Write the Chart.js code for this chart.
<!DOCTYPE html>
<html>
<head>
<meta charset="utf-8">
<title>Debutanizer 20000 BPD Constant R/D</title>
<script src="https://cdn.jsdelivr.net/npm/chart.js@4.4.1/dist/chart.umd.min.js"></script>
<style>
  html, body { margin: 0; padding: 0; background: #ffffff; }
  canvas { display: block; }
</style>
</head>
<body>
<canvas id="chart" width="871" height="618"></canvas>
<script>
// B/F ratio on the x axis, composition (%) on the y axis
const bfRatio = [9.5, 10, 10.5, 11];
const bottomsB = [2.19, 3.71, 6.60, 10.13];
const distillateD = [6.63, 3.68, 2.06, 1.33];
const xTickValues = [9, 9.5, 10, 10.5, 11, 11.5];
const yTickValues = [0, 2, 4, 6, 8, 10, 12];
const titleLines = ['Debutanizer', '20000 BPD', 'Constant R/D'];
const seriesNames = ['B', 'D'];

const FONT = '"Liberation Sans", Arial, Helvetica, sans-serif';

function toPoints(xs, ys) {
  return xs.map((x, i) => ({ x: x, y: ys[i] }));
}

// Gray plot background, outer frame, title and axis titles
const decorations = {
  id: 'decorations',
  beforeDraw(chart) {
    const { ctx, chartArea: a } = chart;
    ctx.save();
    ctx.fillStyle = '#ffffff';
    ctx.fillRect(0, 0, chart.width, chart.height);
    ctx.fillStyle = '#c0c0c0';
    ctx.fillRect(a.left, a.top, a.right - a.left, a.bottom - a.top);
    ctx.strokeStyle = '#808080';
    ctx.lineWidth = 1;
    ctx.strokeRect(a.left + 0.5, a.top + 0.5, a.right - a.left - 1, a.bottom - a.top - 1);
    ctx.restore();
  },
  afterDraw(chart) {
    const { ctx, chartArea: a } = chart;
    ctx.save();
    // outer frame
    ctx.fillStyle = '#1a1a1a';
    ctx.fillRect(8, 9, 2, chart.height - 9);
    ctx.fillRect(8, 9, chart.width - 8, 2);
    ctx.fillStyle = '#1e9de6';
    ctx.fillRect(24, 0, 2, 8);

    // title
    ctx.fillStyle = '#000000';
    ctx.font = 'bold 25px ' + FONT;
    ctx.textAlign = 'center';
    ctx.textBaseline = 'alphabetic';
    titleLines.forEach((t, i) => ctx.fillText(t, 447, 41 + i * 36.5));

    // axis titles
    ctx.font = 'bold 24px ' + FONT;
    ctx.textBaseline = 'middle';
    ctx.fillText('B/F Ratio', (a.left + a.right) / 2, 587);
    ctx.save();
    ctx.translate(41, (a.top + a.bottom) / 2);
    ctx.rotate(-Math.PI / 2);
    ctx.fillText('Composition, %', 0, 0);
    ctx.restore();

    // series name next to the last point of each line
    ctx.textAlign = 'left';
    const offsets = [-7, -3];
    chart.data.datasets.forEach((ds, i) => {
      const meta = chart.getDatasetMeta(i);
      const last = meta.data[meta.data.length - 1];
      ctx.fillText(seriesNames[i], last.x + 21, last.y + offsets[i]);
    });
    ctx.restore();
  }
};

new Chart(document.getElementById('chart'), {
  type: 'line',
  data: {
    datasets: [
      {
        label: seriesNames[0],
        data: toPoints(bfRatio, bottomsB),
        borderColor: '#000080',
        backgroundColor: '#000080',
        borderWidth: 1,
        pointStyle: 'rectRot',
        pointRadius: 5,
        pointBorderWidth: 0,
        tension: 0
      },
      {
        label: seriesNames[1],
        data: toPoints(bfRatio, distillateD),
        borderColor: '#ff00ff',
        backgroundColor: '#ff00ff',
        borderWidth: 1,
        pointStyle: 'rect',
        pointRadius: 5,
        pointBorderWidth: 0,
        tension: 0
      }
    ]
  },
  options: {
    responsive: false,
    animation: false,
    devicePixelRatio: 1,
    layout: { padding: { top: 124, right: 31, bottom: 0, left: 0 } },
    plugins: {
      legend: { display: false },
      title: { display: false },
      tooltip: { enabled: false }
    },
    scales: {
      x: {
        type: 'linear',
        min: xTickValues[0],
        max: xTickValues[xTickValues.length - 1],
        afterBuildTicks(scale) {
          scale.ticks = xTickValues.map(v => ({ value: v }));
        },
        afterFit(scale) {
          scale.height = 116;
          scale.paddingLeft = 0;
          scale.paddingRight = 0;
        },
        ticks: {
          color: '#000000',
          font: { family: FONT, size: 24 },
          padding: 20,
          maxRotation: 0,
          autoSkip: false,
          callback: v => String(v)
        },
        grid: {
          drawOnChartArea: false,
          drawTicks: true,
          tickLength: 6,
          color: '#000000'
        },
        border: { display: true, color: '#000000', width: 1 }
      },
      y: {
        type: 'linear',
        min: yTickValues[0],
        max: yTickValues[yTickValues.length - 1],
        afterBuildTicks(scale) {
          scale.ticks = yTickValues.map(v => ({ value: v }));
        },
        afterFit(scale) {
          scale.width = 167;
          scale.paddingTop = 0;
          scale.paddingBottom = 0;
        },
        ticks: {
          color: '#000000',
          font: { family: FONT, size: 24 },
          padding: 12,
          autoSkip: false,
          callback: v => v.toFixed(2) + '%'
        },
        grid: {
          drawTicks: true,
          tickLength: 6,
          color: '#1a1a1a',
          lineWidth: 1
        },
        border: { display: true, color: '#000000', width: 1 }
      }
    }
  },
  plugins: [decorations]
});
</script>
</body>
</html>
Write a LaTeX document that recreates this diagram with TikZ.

+--

→ **Task to complete**: Copy each entry exactly, with nothing added or dropped.

→ **Complete answer**:
Write the Chart.js code for this chart.
<!DOCTYPE html>
<html>
<head>
<meta charset="utf-8">
<title>Debutanizer 20000 BPD Constant R/D</title>
<script src="https://cdn.jsdelivr.net/npm/chart.js@4.4.1/dist/chart.umd.min.js"></script>
<style>
  html, body { margin: 0; padding: 0; background: #ffffff; }
  canvas { display: block; }
</style>
</head>
<body>
<canvas id="chart" width="871" height="618"></canvas>
<script>
// B/F ratio on the x axis, composition (%) on the y axis
const bfRatio = [9.5, 10, 10.5, 11];
const bottomsB = [2.19, 3.71, 6.60, 10.13];
const distillateD = [6.63, 3.68, 2.06, 1.33];
const xTickValues = [9, 9.5, 10, 10.5, 11, 11.5];
const yTickValues = [0, 2, 4, 6, 8, 10, 12];
const titleLines = ['Debutanizer', '20000 BPD', 'Constant R/D'];
const seriesNames = ['B', 'D'];

const FONT = '"Liberation Sans", Arial, Helvetica, sans-serif';

function toPoints(xs, ys) {
  return xs.map((x, i) => ({ x: x, y: ys[i] }));
}

// Gray plot background, outer frame, title and axis titles
const decorations = {
  id: 'decorations',
  beforeDraw(chart) {
    const { ctx, chartArea: a } = chart;
    ctx.save();
    ctx.fillStyle = '#ffffff';
    ctx.fillRect(0, 0, chart.width, chart.height);
    ctx.fillStyle = '#c0c0c0';
    ctx.fillRect(a.left, a.top, a.right - a.left, a.bottom - a.top);
    ctx.strokeStyle = '#808080';
    ctx.lineWidth = 1;
    ctx.strokeRect(a.left + 0.5, a.top + 0.5, a.right - a.left - 1, a.bottom - a.top - 1);
    ctx.restore();
  },
  afterDraw(chart) {
    const { ctx, chartArea: a } = chart;
    ctx.save();
    // outer frame
    ctx.fillStyle = '#1a1a1a';
    ctx.fillRect(8, 9, 2, chart.height - 9);
    ctx.fillRect(8, 9, chart.width - 8, 2);
    ctx.fillStyle = '#1e9de6';
    ctx.fillRect(24, 0, 2, 8);

    // title
    ctx.fillStyle = '#000000';
    ctx.font = 'bold 25px ' + FONT;
    ctx.textAlign = 'center';
    ctx.textBaseline = 'alphabetic';
    titleLines.forEach((t, i) => ctx.fillText(t, 447, 41 + i * 36.5));

    // axis titles
    ctx.font = 'bold 24px ' + FONT;
    ctx.textBaseline = 'middle';
    ctx.fillText('B/F Ratio', (a.left + a.right) / 2, 587);
    ctx.save();
    ctx.translate(41, (a.top + a.bottom) / 2);
    ctx.rotate(-Math.PI / 2);
    ctx.fillText('Composition, %', 0, 0);
    ctx.restore();

    // series name next to the last point of each line
    ctx.textAlign = 'left';
    const offsets = [-7, -3];
    chart.data.datasets.forEach((ds, i) => {
      const meta = chart.getDatasetMeta(i);
      const last = meta.data[meta.data.length - 1];
      ctx.fillText(seriesNames[i], last.x + 21, last.y + offsets[i]);
    });
    ctx.restore();
  }
};

new Chart(document.getElementById('chart'), {
  type: 'line',
  data: {
    datasets: [
      {
        label: seriesNames[0],
        data: toPoints(bfRatio, bottomsB),
        borderColor: '#000080',
        backgroundColor: '#000080',
        borderWidth: 1,
        pointStyle: 'rectRot',
        pointRadius: 5,
        pointBorderWidth: 0,
        tension: 0
      },
      {
        label: seriesNames[1],
        data: toPoints(bfRatio, distillateD),
        borderColor: '#ff00ff',
        backgroundColor: '#ff00ff',
        borderWidth: 1,
        pointStyle: 'rect',
        pointRadius: 5,
        pointBorderWidth: 0,
        tension: 0
      }
    ]
  },
  options: {
    responsive: false,
    animation: false,
    devicePixelRatio: 1,
    layout: { padding: { top: 124, right: 31, bottom: 0, left: 0 } },
    plugins: {
      legend: { display: false },
      title: { display: false },
      tooltip: { enabled: false }
    },
    scales: {
      x: {
        type: 'linear',
        min: xTickValues[0],
        max: xTickValues[xTickValues.length - 1],
        afterBuildTicks(scale) {
          scale.ticks = xTickValues.map(v => ({ value: v }));
        },
        afterFit(scale) {
          scale.height = 116;
          scale.paddingLeft = 0;
          scale.paddingRight = 0;
        },
        ticks: {
          color: '#000000',
          font: { family: FONT, size: 24 },
          padding: 20,
          maxRotation: 0,
          autoSkip: false,
          callback: v => String(v)
        },
        grid: {
          drawOnChartArea: false,
          drawTicks: true,
          tickLength: 6,
          color: '#000000'
        },
        border: { display: true, color: '#000000', width: 1 }
      },
      y: {
        type: 'linear',
        min: yTickValues[0],
        max: yTickValues[yTickValues.length - 1],
        afterBuildTicks(scale) {
          scale.ticks = yTickValues.map(v => ({ value: v }));
        },
        afterFit(scale) {
          scale.width = 167;
          scale.paddingTop = 0;
          scale.paddingBottom = 0;
        },
        ticks: {
          color: '#000000',
          font: { family: FONT, size: 24 },
          padding: 12,
          autoSkip: false,
          callback: v => v.toFixed(2) + '%'
        },
        grid: {
          drawTicks: true,
          tickLength: 6,
          color: '#1a1a1a',
          lineWidth: 1
        },
        border: { display: true, color: '#000000', width: 1 }
      }
    }
  },
  plugins: [decorations]
});
</script>
</body>
</html>
Write a LaTeX document that recreates this diagram with TikZ.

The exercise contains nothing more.